I chose the work of painter, Aleah Chapin, for this piece, because I love the way she documents the bodies of these older women. It’s literal. The lumps, the demarcations of living and thriving and surviving and crumbling and rising.
But these bodies are also released. This is older women celebrating and communing together without fear of reprisal or criticism or embarrassment. These images forgo boxing women into products to be consumed, as we have been our whole, long lives. These bodies, these women, us, are in this state of freedom, movement, without the pretense of being posed in the best angles, the most forgiving light. There is nothing to forgive.

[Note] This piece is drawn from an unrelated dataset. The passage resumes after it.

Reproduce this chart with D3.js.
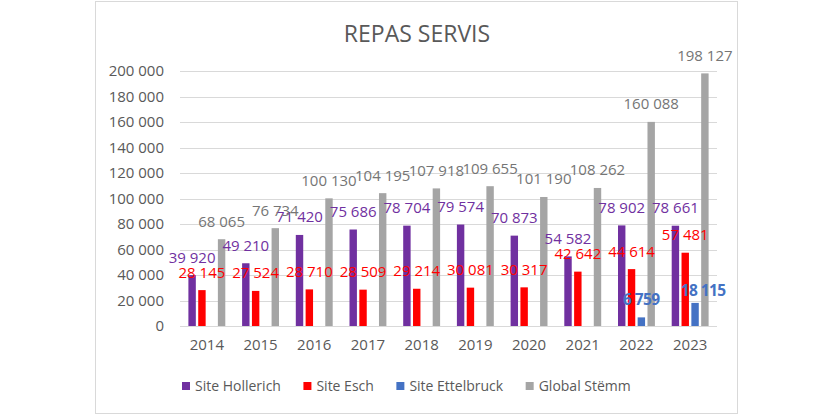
<!DOCTYPE html>
<html><head><meta charset="utf-8">
<script src="https://cdn.jsdelivr.net/npm/d3@7"></script>
<style>
html,body{margin:0;padding:0;background:#fff;}
svg{display:block;font-family:"Open Sans",sans-serif;}
</style></head>
<body><svg id="c" width="833" height="416"></svg>
<script>
(function(){
const title = "REPAS SERVIS";
const years = ["2014","2015","2016","2017","2018","2019","2020","2021","2022","2023"];
const seriesNames = ["Site Hollerich","Site Esch","Site Ettelbruck","Global Stëmm"];
const hollerich = [39920,49210,71420,75686,78704,79574,70873,54582,78902,78661];
const esch = [28145,27524,28710,28509,29214,30081,30317,42642,44614,57481];
const ettelbruck = [null,null,null,null,null,null,null,null,6759,18115];
const global = [68065,76734,100130,104195,107918,109655,101190,108262,160088,198127];
const yTicks = [0,20000,40000,60000,80000,100000,120000,140000,160000,180000,200000];

const colors = ["#7030A0","#FF0000","#4472C4","#A5A5A5"];
const labelColors = ["#7030A0","#FF0000","#4472C4","#757575"];
const seriesVals = [hollerich, esch, ettelbruck, global];

const svg = d3.select("#c");
const fmt = v => d3.format(",")(v).replace(/,/g," ");

svg.append("rect").attr("x",95.5).attr("y",1.5).attr("width",642).attr("height",412)
  .attr("fill","#fff").attr("stroke","#d9d9d9").attr("stroke-width",1);

svg.append("text").attr("x",417).attr("y",42).attr("text-anchor","middle")
  .attr("font-size",23).attr("fill","#595959").text(title);

const pl=180, pr=717, pt=71, pb=326;
const x0 = d3.scaleBand().domain(years).range([pl,pr]).padding(0);
const x1 = d3.scaleBand().domain(d3.range(4)).range([8.4, x0.bandwidth()-8.4]).paddingInner(0.245).paddingOuter(0);
const y = d3.scaleLinear().domain([0,200000]).range([pb,pt]);

svg.append("g").selectAll("line").data(yTicks).join("line")
  .attr("x1",pl).attr("x2",pr)
  .attr("y1",d=>Math.round(y(d))+0.5).attr("y2",d=>Math.round(y(d))+0.5)
  .attr("stroke","#d9d9d9").attr("stroke-width",1);

const yAxis = d3.axisLeft(y).tickValues(yTicks).tickSize(0).tickPadding(0).tickFormat(fmt);
const ga = svg.append("g").attr("transform",`translate(${pl-16},0)`).call(yAxis);
ga.select(".domain").remove();
ga.selectAll("text").attr("font-size",15).attr("fill","#595959").attr("font-family","Open Sans");

const xAxis = d3.axisBottom(x0).tickSize(0).tickPadding(0);
const gx = svg.append("g").attr("transform",`translate(0,${pb+13})`).call(xAxis);
gx.select(".domain").remove();
gx.selectAll("text").attr("font-size",15).attr("fill","#595959").attr("font-family","Open Sans");

seriesVals.forEach((vals,si)=>{
  const g = svg.append("g");
  const data = years.map((yr,i)=>({yr, v: vals[i]})).filter(d=>d.v!=null);
  g.selectAll("rect").data(data).join("rect")
    .attr("x",d=>x0(d.yr)+x1(si)).attr("width",x1.bandwidth())
    .attr("y",d=>y(d.v)).attr("height",d=>y(0)-y(d.v))
    .attr("fill",colors[si]);
});
// draw labels; the Ettelbruck labels last so they sit on top
[0,1,3,2].forEach(si=>{
  const vals = seriesVals[si];
  const g = svg.append("g");
  const data = years.map((yr,i)=>({yr, i, v: vals[i]})).filter(d=>d.v!=null);
  // last Ettelbruck label was moved right/down in the original layout
  const nudge = d => (si===2 && d.i===years.length-1) ? [8,6] : [0,0];
  g.selectAll("text").data(data).join("text")
    .attr("x",d=>x0(d.yr)+x1(si)+x1.bandwidth()/2+nudge(d)[0])
    .attr("y",d=>y(d.v)-12.5+nudge(d)[1])
    .attr("text-anchor","middle")
    .attr("font-size",si===2?15.5:15)
    .attr("font-weight",si===2?"bold":"normal")
    .attr("letter-spacing",si===2?"-0.6":"0")
    .attr("fill",labelColors[si]).text(d=>fmt(d.v));
});

const lg = svg.append("g").attr("transform","translate(182,386)");
let lx = 0;
seriesNames.forEach((n,i)=>{
  const it = lg.append("g").attr("transform",`translate(${lx},0)`);
  it.append("rect").attr("x",0).attr("y",-4).attr("width",8).attr("height",8).attr("fill",colors[i]);
  const t = it.append("text").attr("x",13).attr("y",5).attr("font-size",14).attr("fill","#595959").text(n);
  lx += 13 + t.node().getComputedTextLength() + 22.5;
});
})();
</script></body></html>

This is how menopause releases us.
This is The Last Most Beautiful Third of Our Lives. Welcome to it.
_______________________
END NOTES:
Welcome to The Great Perhaps
No Talk of Dry Vaginas + Flaccid Penises Here. We are embracing the great unknown.
Thanks to my husband, David and some folks in comments for bringing this quote to the fore front. I go to seek a great perhaps is attributed to the French Renaissance writer and philosopher François Rabelais.
It’s meaning is about the greatness of not knowing the next steps. The beauty of an unanswered question. It’s about embracing and going all in on the great unknown, which for us could be death or illness, or new love and new adventure, or changes in who we thought we were. The embracing of a new identity, or just the mystery of being 60, of being 70, 80, 90 and beyond.
What does it all mean? I am screaming in my head. lol. Let’s figure it out. Together.
Stay tuned every Thursday (sometimes Friday if I can’t get my shit together) for a new ALWAYS FREE, never-a-paywall essay. We can also schedule chats, zoom gatherings, around certain issues if people want. And if you have particular issues you’d like us to tackle, DM me or drop them in comments.
Let’s create a community that lifts everyone up and gets us through The Great Perhaps as beautifully and hilariously as we can.
Thank you, as always, for reading. xo Kim
Wait until you're 70 as I just turned and something marvelous arrives. I honestly don't care how I look anymore and for the first time could care less what people think of me. I say what I want to say, write what I want to write, and say and write the better for it. I love the women in my life....we will see each other through as we fall apart. Our partners are so much more precious because of our longevity with them and knowing they--or us--may be gone in the next breath. Walking, sitting, climbing, getting up from the floor, lugging what we always lugged so easily are hard and hilarious. Sex is hard, often painful but also hilarious and more gratifying for the simple reason we keep wanting it. I love this piece, Kim, because I think women aging can be the most exciting time in our lives simply because we are finally embracing all that we have been and are. Welcome to the crone years, my friend.
I’m a guy but see the evolution of my wife of 41 years in this piece and see how her body has shifted. Her face , still beautiful, but her lack of confidence in the rest of her, she hides it and I encourage her not too because I love her more now than ever.